* Available data:
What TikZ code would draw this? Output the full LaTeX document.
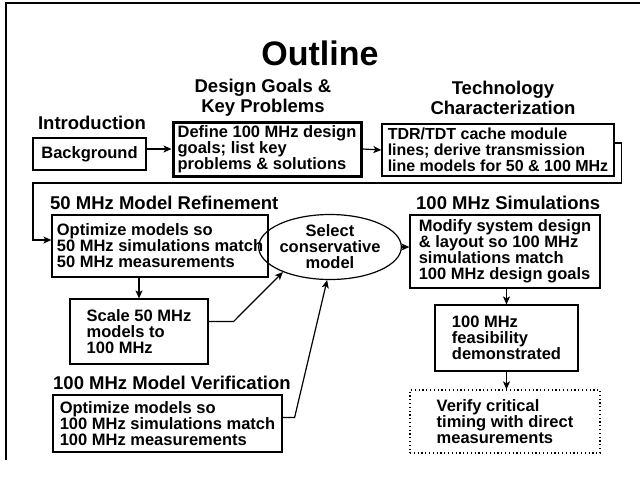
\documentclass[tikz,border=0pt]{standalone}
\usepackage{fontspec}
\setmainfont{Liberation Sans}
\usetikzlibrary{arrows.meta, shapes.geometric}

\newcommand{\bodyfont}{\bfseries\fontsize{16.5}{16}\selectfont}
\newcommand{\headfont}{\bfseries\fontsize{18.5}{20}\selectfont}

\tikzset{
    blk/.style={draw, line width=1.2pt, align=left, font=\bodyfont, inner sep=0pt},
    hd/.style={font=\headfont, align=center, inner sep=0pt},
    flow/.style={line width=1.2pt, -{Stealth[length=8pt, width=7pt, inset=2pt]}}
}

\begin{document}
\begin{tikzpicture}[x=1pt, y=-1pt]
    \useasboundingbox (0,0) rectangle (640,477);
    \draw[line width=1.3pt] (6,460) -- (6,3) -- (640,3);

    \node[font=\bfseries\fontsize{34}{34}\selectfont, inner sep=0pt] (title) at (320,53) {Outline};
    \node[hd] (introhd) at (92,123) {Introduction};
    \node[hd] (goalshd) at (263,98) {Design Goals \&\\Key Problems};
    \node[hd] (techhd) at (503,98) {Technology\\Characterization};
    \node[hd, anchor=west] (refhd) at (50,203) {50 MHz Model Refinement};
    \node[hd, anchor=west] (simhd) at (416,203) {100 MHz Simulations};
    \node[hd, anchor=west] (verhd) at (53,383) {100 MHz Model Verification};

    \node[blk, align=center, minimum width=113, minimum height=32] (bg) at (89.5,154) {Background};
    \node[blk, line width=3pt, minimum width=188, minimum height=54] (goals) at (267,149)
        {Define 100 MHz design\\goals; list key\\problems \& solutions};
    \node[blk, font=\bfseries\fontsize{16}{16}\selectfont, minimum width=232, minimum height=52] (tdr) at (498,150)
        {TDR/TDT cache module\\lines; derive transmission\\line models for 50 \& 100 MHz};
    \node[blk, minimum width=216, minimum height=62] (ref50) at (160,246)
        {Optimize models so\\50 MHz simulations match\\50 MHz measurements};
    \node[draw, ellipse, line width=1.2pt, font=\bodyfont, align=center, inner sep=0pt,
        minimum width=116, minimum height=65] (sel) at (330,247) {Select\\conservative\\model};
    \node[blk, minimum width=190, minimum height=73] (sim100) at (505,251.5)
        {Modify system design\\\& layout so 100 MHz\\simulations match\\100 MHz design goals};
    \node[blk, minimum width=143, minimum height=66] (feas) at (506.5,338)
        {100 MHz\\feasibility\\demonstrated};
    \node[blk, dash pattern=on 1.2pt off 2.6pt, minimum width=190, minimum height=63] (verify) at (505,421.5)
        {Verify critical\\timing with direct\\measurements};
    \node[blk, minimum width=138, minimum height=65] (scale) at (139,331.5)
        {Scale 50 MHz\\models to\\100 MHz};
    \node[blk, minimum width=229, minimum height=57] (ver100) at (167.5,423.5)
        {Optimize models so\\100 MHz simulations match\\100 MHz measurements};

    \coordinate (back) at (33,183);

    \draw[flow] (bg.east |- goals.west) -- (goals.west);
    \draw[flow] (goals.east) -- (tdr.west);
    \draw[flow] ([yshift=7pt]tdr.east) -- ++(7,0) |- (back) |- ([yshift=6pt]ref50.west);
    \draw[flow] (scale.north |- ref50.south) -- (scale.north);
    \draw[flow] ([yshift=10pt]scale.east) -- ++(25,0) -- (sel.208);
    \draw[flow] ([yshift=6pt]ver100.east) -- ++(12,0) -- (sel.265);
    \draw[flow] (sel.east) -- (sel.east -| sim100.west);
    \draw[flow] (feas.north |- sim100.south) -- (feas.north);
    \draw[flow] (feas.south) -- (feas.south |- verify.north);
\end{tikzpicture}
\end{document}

* Exercise:
Reproduce exactly the run of lines that opens the listing and closes with the line holding "anchor=west] (verhd) at". Pictures are excluded.

* Exercise solution:
What TikZ code would draw this? Output the full LaTeX document.
\documentclass[tikz,border=0pt]{standalone}
\usepackage{fontspec}
\setmainfont{Liberation Sans}
\usetikzlibrary{arrows.meta, shapes.geometric}

\newcommand{\bodyfont}{\bfseries\fontsize{16.5}{16}\selectfont}
\newcommand{\headfont}{\bfseries\fontsize{18.5}{20}\selectfont}

\tikzset{
    blk/.style={draw, line width=1.2pt, align=left, font=\bodyfont, inner sep=0pt},
    hd/.style={font=\headfont, align=center, inner sep=0pt},
    flow/.style={line width=1.2pt, -{Stealth[length=8pt, width=7pt, inset=2pt]}}
}

\begin{document}
\begin{tikzpicture}[x=1pt, y=-1pt]
    \useasboundingbox (0,0) rectangle (640,477);
    \draw[line width=1.3pt] (6,460) -- (6,3) -- (640,3);

    \node[font=\bfseries\fontsize{34}{34}\selectfont, inner sep=0pt] (title) at (320,53) {Outline};
    \node[hd] (introhd) at (92,123) {Introduction};
    \node[hd] (goalshd) at (263,98) {Design Goals \&\\Key Problems};
    \node[hd] (techhd) at (503,98) {Technology\\Characterization};
    \node[hd, anchor=west] (refhd) at (50,203) {50 MHz Model Refinement};
    \node[hd, anchor=west] (simhd) at (416,203) {100 MHz Simulations};
    \node[hd, anchor=west] (verhd) at (53,383) {100 MHz Model Verification};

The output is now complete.